Friends and RG are telling me to blog more, post more, more more more!
The final installment of Harry Potter (and the Deathly Hallows) was certainly a wonderful, entertaining read. It's kind of a shame Ms. Rowling isn't better with her prose. The plot and the thought behind the plot was pretty dang wonderful, but her waffle-stomping prose often subjected those ideas and plot developments to the worst kind of abuse. I can see how this book will make a great film, in the hands of a competent director and screenwriter (where are you, Alfonso Cuaron?). There is much flashbacking and twisting, but there are also long stretches where our dear friends are waiting. And waiting. And waiting.
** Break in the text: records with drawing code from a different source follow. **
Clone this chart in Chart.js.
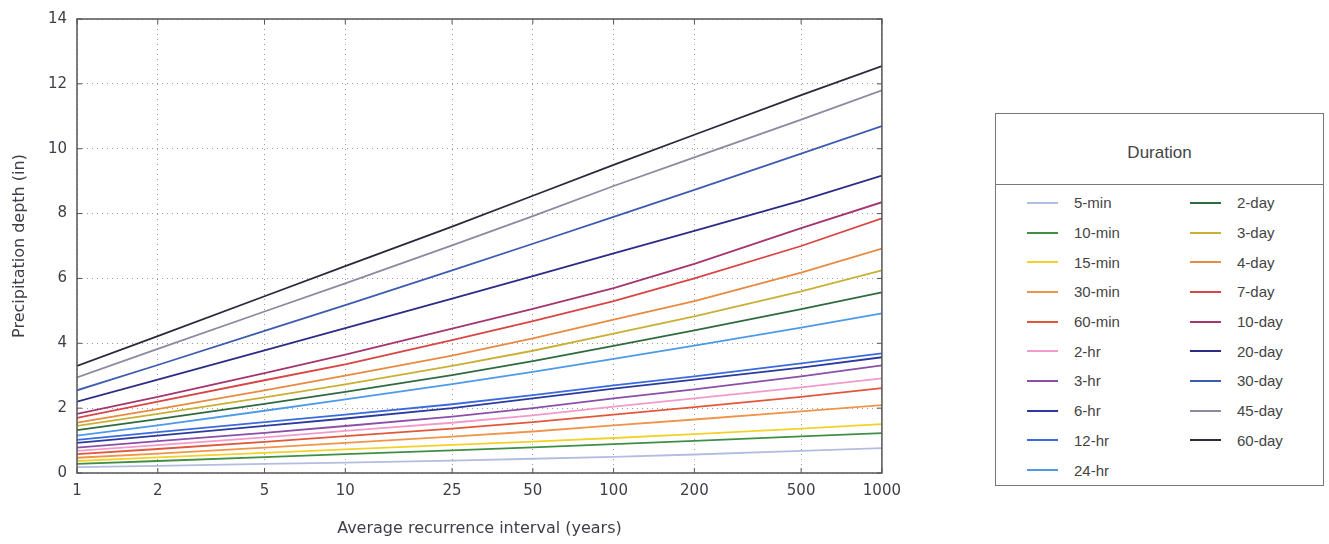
<!DOCTYPE html>
<html>
<head>
<meta charset="utf-8">
<script src="https://cdn.jsdelivr.net/npm/chart.js@4"></script>
<style>
  body { margin: 0; background: #fff; width: 1329px; height: 544px; position: relative; overflow: hidden; }
  #wrap { position: absolute; left: 0; top: 0; width: 910px; height: 544px; }
  #legend {
    position: absolute; left: 995px; top: 113px; width: 329px; height: 373px;
    border: 1px solid #777; box-sizing: border-box;
    font-family: "Liberation Sans", Arial, sans-serif; color: #444;
  }
  #legend .head { height: 70px; border-bottom: 1px solid #777; text-align: center; line-height: 78px; font-size: 17px; }
  #legend .body {
    display: grid; grid-template-columns: 163px 163px; grid-template-rows: repeat(10, 29.7px);
    grid-auto-flow: column; padding-top: 3px;
  }
  #legend .item { display: flex; align-items: center; font-size: 15px; }
  #legend .sw { width: 31px; height: 2px; margin-left: 31px; margin-right: 16px; }
</style>
</head>
<body>
<div id="wrap"><canvas id="chart" width="910" height="544"></canvas></div>
<div id="legend"><div class="head">Duration</div><div class="body" id="legendBody"></div></div>
<script>
// Average recurrence intervals (years)
const ari = [1, 2, 5, 10, 25, 50, 100, 200, 500, 1000];

const durations = ["5-min", "10-min", "15-min", "30-min", "60-min", "2-hr", "3-hr", "6-hr", "12-hr", "24-hr",
  "2-day", "3-day", "4-day", "7-day", "10-day", "20-day", "30-day", "45-day", "60-day"];

// Depths (in)
const min5 = [0.18, 0.22, 0.28, 0.32, 0.38, 0.44, 0.5, 0.57, 0.68, 0.77];
const min10 = [0.28, 0.37, 0.49, 0.58, 0.7, 0.79, 0.89, 0.99, 1.13, 1.23];
const min15 = [0.37, 0.48, 0.62, 0.73, 0.87, 0.97, 1.08, 1.2, 1.37, 1.51];
const min30 = [0.47, 0.6, 0.78, 0.93, 1.12, 1.28, 1.47, 1.65, 1.9, 2.09];
const min60 = [0.58, 0.74, 0.96, 1.14, 1.37, 1.57, 1.8, 2.03, 2.35, 2.62];
const hr2 = [0.68, 0.86, 1.1, 1.3, 1.55, 1.78, 2.05, 2.3, 2.64, 2.92];
const hr3 = [0.78, 0.98, 1.24, 1.45, 1.74, 2.0, 2.3, 2.58, 2.98, 3.32];
const hr6 = [0.93, 1.15, 1.45, 1.68, 2.0, 2.3, 2.6, 2.88, 3.25, 3.57];
const hr12 = [1.02, 1.26, 1.57, 1.8, 2.12, 2.4, 2.7, 2.98, 3.38, 3.69];
const hr24 = [1.15, 1.47, 1.92, 2.27, 2.74, 3.12, 3.52, 3.93, 4.48, 4.92];
const day2 = [1.32, 1.66, 2.13, 2.5, 3.02, 3.45, 3.92, 4.4, 5.05, 5.57];
const day3 = [1.45, 1.82, 2.33, 2.73, 3.3, 3.77, 4.3, 4.83, 5.6, 6.25];
const day4 = [1.55, 1.97, 2.55, 3.0, 3.62, 4.15, 4.73, 5.3, 6.18, 6.92];
const day7 = [1.7, 2.2, 2.86, 3.35, 4.1, 4.68, 5.3, 6.0, 7.0, 7.85];
const day10 = [1.82, 2.35, 3.08, 3.65, 4.45, 5.06, 5.7, 6.45, 7.55, 8.35];
const day20 = [2.2, 2.88, 3.78, 4.47, 5.38, 6.07, 6.77, 7.47, 8.4, 9.17];
const day30 = [2.55, 3.33, 4.38, 5.18, 6.25, 7.07, 7.9, 8.73, 9.85, 10.7];
const day45 = [2.95, 3.83, 4.98, 5.85, 7.02, 7.92, 8.85, 9.73, 10.9, 11.8];
const day60 = [3.3, 4.22, 5.45, 6.38, 7.6, 8.55, 9.5, 10.43, 11.65, 12.55];

const series = [min5, min10, min15, min30, min60, hr2, hr3, hr6, hr12, hr24,
  day2, day3, day4, day7, day10, day20, day30, day45, day60];

const colors = ["#b4bce0", "#3f8f45", "#f2d22a", "#f0944a", "#e0583c", "#f29acb", "#8c4fa8", "#2b3a9c", "#3b6ae0", "#4d9be8",
  "#2f6b40", "#c9b034", "#e88a40", "#d94545", "#a3356f", "#2c2c86", "#3d5cb0", "#8a8aa0", "#2a2a3c"];

const yTicks = [0, 2, 4, 6, 8, 10, 12, 14];

const datasets = series.map((vals, i) => ({
  label: durations[i],
  data: ari.map((a, j) => ({ x: a, y: vals[j] })),
  borderColor: colors[i],
  backgroundColor: colors[i],
  borderWidth: 1.8,
  pointRadius: 0,
  tension: 0,
}));

// frame + inward ticks, matplotlib style
const framePlugin = {
  id: "frame",
  afterDatasetsDraw(chart) {
    const { ctx, chartArea: { left, top, right, bottom }, scales: { x, y } } = chart;
    ctx.save();
    ctx.strokeStyle = "#555";
    ctx.lineWidth = 1.5;
    ctx.strokeRect(left, top, right - left, bottom - top);
    ctx.lineWidth = 1;
    ctx.beginPath();
    y.ticks.forEach((t) => {
      const py = y.getPixelForValue(t.value);
      ctx.moveTo(left, py); ctx.lineTo(left + 5, py);
      ctx.moveTo(right, py); ctx.lineTo(right - 5, py);
    });
    x.ticks.forEach((t) => {
      const px = x.getPixelForValue(t.value);
      ctx.moveTo(px, bottom); ctx.lineTo(px, bottom - 5);
      ctx.moveTo(px, top); ctx.lineTo(px, top + 5);
    });
    ctx.stroke();
    ctx.restore();
  },
};

const tickFont = { family: "DejaVu Sans", size: 15 };
const gridOpts = { color: "#9a9a9a", lineWidth: 1, drawTicks: false };

new Chart(document.getElementById("chart"), {
  type: "line",
  data: { datasets },
  plugins: [framePlugin],
  options: {
    responsive: false,
    animation: false,
    layout: { padding: { top: 17, right: 27, left: 0, bottom: 0 } },
    plugins: { legend: { display: false }, tooltip: { enabled: false } },
    scales: {
      x: {
        type: "logarithmic",
        min: 1,
        max: 1000,
        afterBuildTicks: (scale) => { scale.ticks = ari.map((v) => ({ value: v })); },
        afterFit: (scale) => { scale.height = 71; },
        ticks: { callback: (v) => String(v), autoSkip: false, maxRotation: 0, padding: 9, color: "#3e3e48", font: tickFont },
        grid: gridOpts,
        border: { display: false, dash: [1, 4] },
        title: { display: true, text: "Average recurrence interval (years)", color: "#3e3e48",
          font: { family: "DejaVu Sans", size: 16 }, padding: { top: 0, bottom: 6 } },
      },
      y: {
        min: 0,
        max: 14,
        afterBuildTicks: (scale) => { scale.ticks = yTicks.map((v) => ({ value: v })); },
        afterFit: (scale) => { scale.width = 77; },
        ticks: { padding: 10, color: "#3e3e48", font: tickFont },
        grid: gridOpts,
        border: { display: false, dash: [1, 4] },
        title: { display: true, text: "Precipitation depth (in)", color: "#3e3e48",
          font: { family: "DejaVu Sans", size: 16 }, padding: { top: 10, bottom: 0 } },
      },
    },
  },
});

// HTML legend built from the datasets
const body = document.getElementById("legendBody");
datasets.forEach((ds) => {
  const item = document.createElement("div");
  item.className = "item";
  item.innerHTML = `<span class="sw" style="background:${ds.borderColor}"></span><span>${ds.label}</span>`;
  body.appendChild(item);
});
</script>
</body>
</html>
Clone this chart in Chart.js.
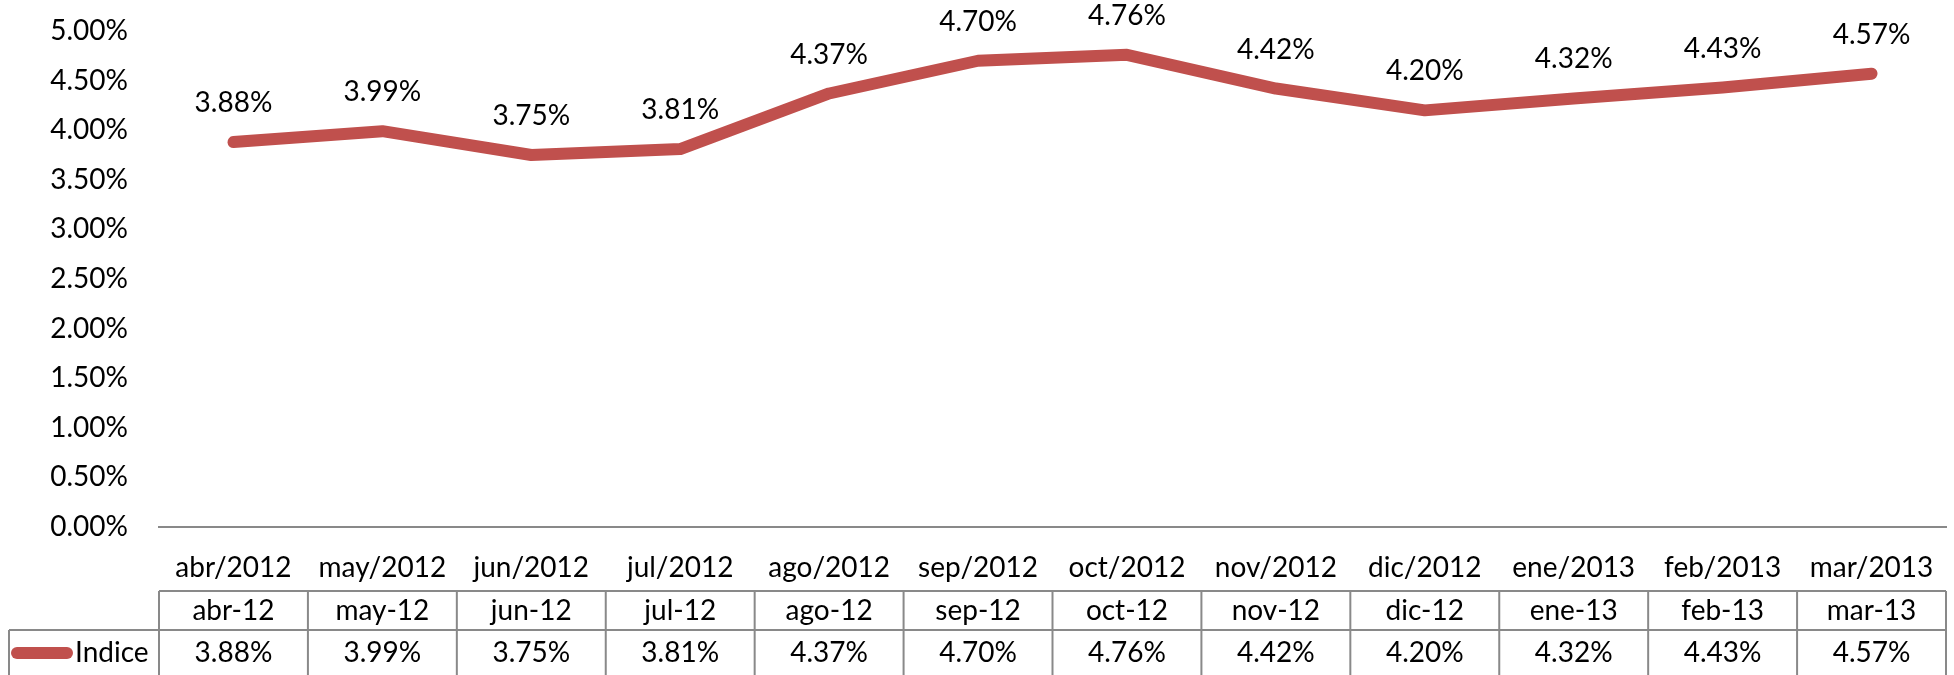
<!DOCTYPE html>
<html>
<head>
<meta charset="utf-8">
<script src="https://cdn.jsdelivr.net/npm/chart.js@4"></script>
<style>
html,body{margin:0;padding:0;background:#fff;}
#wrap{width:1954px;height:675px;}
</style>
</head>
<body>
<div id="wrap"><canvas id="c" width="1954" height="675"></canvas></div>
<script>
const categories = ["abr/2012","may/2012","jun/2012","jul/2012","ago/2012","sep/2012","oct/2012","nov/2012","dic/2012","ene/2013","feb/2013","mar/2013"];
const shortLabels = ["abr-12","may-12","jun-12","jul-12","ago-12","sep-12","oct-12","nov-12","dic-12","ene-13","feb-13","mar-13"];
const indice = [3.88, 3.99, 3.75, 3.81, 4.37, 4.70, 4.76, 4.42, 4.20, 4.32, 4.43, 4.57];
const seriesName = "Indice";
const yTicks = [0, 0.5, 1, 1.5, 2, 2.5, 3, 3.5, 4, 4.5, 5];

const LINE_COLOR = '#C0504D';
const GRID_COLOR = '#898989';
const FONT = '28px Lato';
const fmt = v => v.toFixed(2) + '%';

const labelPlugin = {
  id: 'pointLabels',
  afterDatasetsDraw(chart) {
    const ctx = chart.ctx;
    const meta = chart.getDatasetMeta(0);
    ctx.save();
    ctx.font = FONT;
    ctx.fillStyle = '#000';
    ctx.textAlign = 'center';
    ctx.textBaseline = 'middle';
    meta.data.forEach((pt, i) => {
      ctx.fillText(fmt(indice[i]), pt.x, pt.y - 39);
    });
    ctx.restore();
  }
};

const tablePlugin = {
  id: 'dataTable',
  afterDraw(chart) {
    const ctx = chart.ctx;
    const x = chart.scales.x;
    const left = chart.chartArea.left, right = chart.chartArea.right;
    const n = categories.length;
    const w = (right - left) / n;
    const r1Top = 591, r2Top = 630, bottom = 680, legLeft = 9;
    ctx.save();
    ctx.strokeStyle = GRID_COLOR;
    ctx.lineWidth = 2;
    ctx.beginPath();
    ctx.moveTo(left, r1Top); ctx.lineTo(right, r1Top);
    ctx.moveTo(legLeft, r2Top); ctx.lineTo(right, r2Top);
    ctx.moveTo(legLeft, r2Top); ctx.lineTo(legLeft, bottom);
    for (let i = 0; i <= n; i++) {
      const bx = left + i * w;
      ctx.moveTo(bx, r1Top); ctx.lineTo(bx, bottom);
    }
    ctx.stroke();
    ctx.font = FONT;
    ctx.fillStyle = '#000';
    ctx.textAlign = 'center';
    ctx.textBaseline = 'middle';
    for (let i = 0; i < n; i++) {
      const cx = x.getPixelForTick(i);
      ctx.fillText(shortLabels[i], cx, 611);
      ctx.fillText(fmt(indice[i]), cx, 653);
    }
    // legend key
    ctx.strokeStyle = LINE_COLOR;
    ctx.lineWidth = 12;
    ctx.lineCap = 'round';
    ctx.beginPath();
    ctx.moveTo(17, 653); ctx.lineTo(67, 653);
    ctx.stroke();
    ctx.textAlign = 'left';
    ctx.fillText(seriesName, 75, 653);
    ctx.restore();
  }
};

Chart.defaults.font.family = 'Lato';
Chart.defaults.font.size = 28;
Chart.defaults.color = '#000';

new Chart(document.getElementById('c'), {
  type: 'line',
  data: {
    labels: categories,
    datasets: [{
      label: seriesName,
      data: indice,
      borderColor: LINE_COLOR,
      backgroundColor: LINE_COLOR,
      borderWidth: 12,
      borderCapStyle: 'round',
      borderJoinStyle: 'round',
      pointRadius: 0,
      tension: 0,
      clip: false
    }]
  },
  options: {
    responsive: false,
    animation: false,
    layout: { padding: { left: 0, right: 8, top: 31, bottom: 0 }, autoPadding: false },
    plugins: { legend: { display: false }, tooltip: { enabled: false } },
    scales: {
      x: {
        offset: true,
        grid: { display: false, drawTicks: false },
        border: { display: true, color: GRID_COLOR, width: 2 },
        ticks: { padding: 24, maxRotation: 0, autoSkip: false, font: { size: 28 } },
        afterFit(s) { s.height = 148; s.paddingLeft = 0; s.paddingRight = 0; }
      },
      y: {
        min: 0, max: 5,
        grid: { display: false, drawTicks: false },
        border: { display: false },
        afterBuildTicks(s) { s.ticks = yTicks.map(v => ({ value: v })); },
        ticks: { padding: 31, callback: v => fmt(v), font: { size: 28 } },
        afterFit(s) { s.width = 159; s.paddingTop = 0; s.paddingBottom = 0; }
      }
    }
  },
  plugins: [labelPlugin, tablePlugin]
});
</script>
</body>
</html>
If there's one thing that's hard to write about, it's what people do and think when they have nothing to do at all. And Ms. Rowling doesn't quite have the chops for that.
On the other hand (lest anyone think this is all just one big HP bashing session), when she does have something for these folks to do, it gets interesting, and it gets complicated. I like complicated. There are many legalese twists of wizard logic in this story, and she handles those threads quite deftly. Harry has many trials to deal with, and some highly adult choices to make. He fulfills the series' promise of a brave, reluctant hero. And the humor (which there is less of in this installment, as it's basically wartime) is quite well done. My favorite being an exchange between Ron and Harry, where Ron is essentially saying that he didn't do anything particularly spectacular. Harry then enumerates the achivements Ron managed in a single act of bravery. Ron's response is "well, when you tell it like that, it sounds a lot cooler than it was." Harry says something like, "I know. It always sounds cooler than it was. I've been trying to tell you that for five years."
Which sums a lot of it up, and in many ways, is probably what soldiers go through. You do your job well, occasionally save a friend, and afterwards what you did seems to be far removed from what you remember having done, and certainly sounds better than when you were actually doing it.
In other news (and speaking of Alfonso Cuaron), I saw Children of Men while ill. I have to say, as an editor, I envy the bugger that got to do that movie. Aside from about ten scenes that involve actual cutting, there are many very very long single takes that are so completely immersive, you can't stop watching. You know that bad things are likely to happen, but you don't want to turn away. One of the most moving film experiences I've had in a long time.
Also saw Rataouille and the new Harry Potter film. In a theatre!!! JOY!
Gotta do that more often - makes my day every time, even if the film doesn't.